Notions à connaître :
Acquis de première : conflit.
Notion à acquérir en terminale : Conflit social, Action collective, Mouvement social, Syndicat, Régulation des conflits, Institutionnalisation des conflits du travail, Anciens mouvements sociaux, Nouveaux mouvements sociaux, Passage société matérialiste à post-matérialiste, Anomie, Intégration sociale, Socialisation, Cohésion sociale, Acquis sociaux.
Vous pouvez trouver ci-joint le dossier documentaire pour les élèves :
I] Qu'est-ce qu'un conflit social ?
A) Du conflit social au mouvement social.
Ces photos montrent différents conflits, désaccords qui se manifestent par une organisation, par la mise en avant d’intérêts communs, par des actions communes et la mise en avant de revendications. Cependant, certains ont trait à la sphère du travail, d’autres pas.
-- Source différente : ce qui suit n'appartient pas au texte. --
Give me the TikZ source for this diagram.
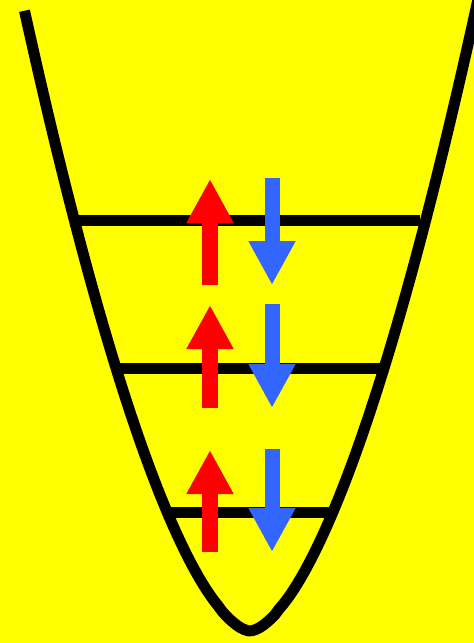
\documentclass[tikz,border=0pt]{standalone}
\usepackage{tikz}
\usetikzlibrary{arrows.meta}
\usetikzlibrary{calc}

\definecolor{bgyellow}{HTML}{FFFF00}
\definecolor{spinred}{HTML}{FF0000}
\definecolor{spinblue}{HTML}{3366FF}

\tikzset{
    well/.style={line width=11pt, black},
    level/.style={line width=11pt, black},
    spinup/.style={line width=16pt, spinred, -{Triangle[width=44pt,length=44pt]}},
    spindown/.style={line width=15pt, spinblue, -{Triangle[width=44pt,length=44pt]}}
}

\begin{document}
\begin{tikzpicture}[x=1pt,y=-1pt]
            % background and page size
            \fill[bgyellow] (0,0) rectangle (474,643);
            \useasboundingbox (0,0) rectangle (474,643);
            \clip (0,0) rectangle (474,643);

            % potential well
            \draw[well] plot[domain=-225.5:230, samples=121]
                ({250+\x}, {631-618*(abs(\x)/225)^1.65});

            % energy levels
            \coordinate (lvlAl) at (74,220);  \coordinate (lvlAr) at (420,220);
            \coordinate (lvlBl) at (116,368); \coordinate (lvlBr) at (381,368);
            \coordinate (lvlCl) at (167,512); \coordinate (lvlCr) at (330,512);
            \draw[level] (lvlAl) -- (lvlAr);
            \draw[level] (lvlBl) -- (lvlBr);
            \draw[level] (lvlCl) -- (lvlCr);

            % spin pairs
            \foreach \lo/\hi [count=\i] in {285/179, 408/305, 552/450} {
                \coordinate (upS\i) at (210,\lo);
                \coordinate (upE\i) at (210,\hi);
                \coordinate (dnS\i) at (272,\hi-1);
                \coordinate (dnE\i) at (272,\lo);
                \draw[spinup] (upS\i) -- (upE\i);
                \draw[spindown] (dnS\i) -- (dnE\i);
            }
\end{tikzpicture}
\end{document}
Le recours aux syndicats n’est pas systématique. Les modalités d’action sont différentes.
Un conflit est une situation d'affrontements ouverts et explicite. Un conflit social correspond à la manifestation d’un antagonisme, d’une opposition entre des groupes sociaux qui veulent modifier le rapport de force en leur faveur afin d'obtenir des avantages matériels ou symboliques. Ces conflits sociaux s'expriment notamment lors des mouvements sociaux par l'action collective. L'action collective est le fait qu'un ensemble d’acteurs sociaux se rassemblent afin d’atteindre des objectifs communs, en protestant et/ou en revendiquant. Il peut exister plusieurs modalités (formes) de l’action collective : manifestation, grève, pétition, blocage, happening etc. Un mouvement social est une action collective pour transformer, ou préserver, l'ordre social : il est porteur d'un projet de société (revendication à portée universelle). La notion de mouvement social permet à la fois de désigner un conflit social et de dépasser la notion de conflit social. En effet, un mouvement social désigne certains conflits sociaux particuliers et dépasse la notion de conflit social car un mouvement social qualifie les conflits sociaux dotées d’une ampleur telle qu’ils sont susceptibles de remettre en cause l’ordre social ou son évolution. C’est ainsi que l’on parle de mouvement social à propos de Mai 68. Ce terme apparaît en revanche impropre pour qualifier une grève de cheminots ou d’infirmières demandant la revalorisation de leur statut. C’est non seulement l’ampleur du mouvement (nombre de personnes concernées), mais aussi l’ampleur des revendications (pour mai 68 : augmentation du salaire minimum, contestation du patriarcat, du paternalisme et des élites académiques, démocratisation et plus grande accessibilité de l'enseignement, égalité homme-femme etc.) qui permet de qualifier un conflit comme étant un mouvement social.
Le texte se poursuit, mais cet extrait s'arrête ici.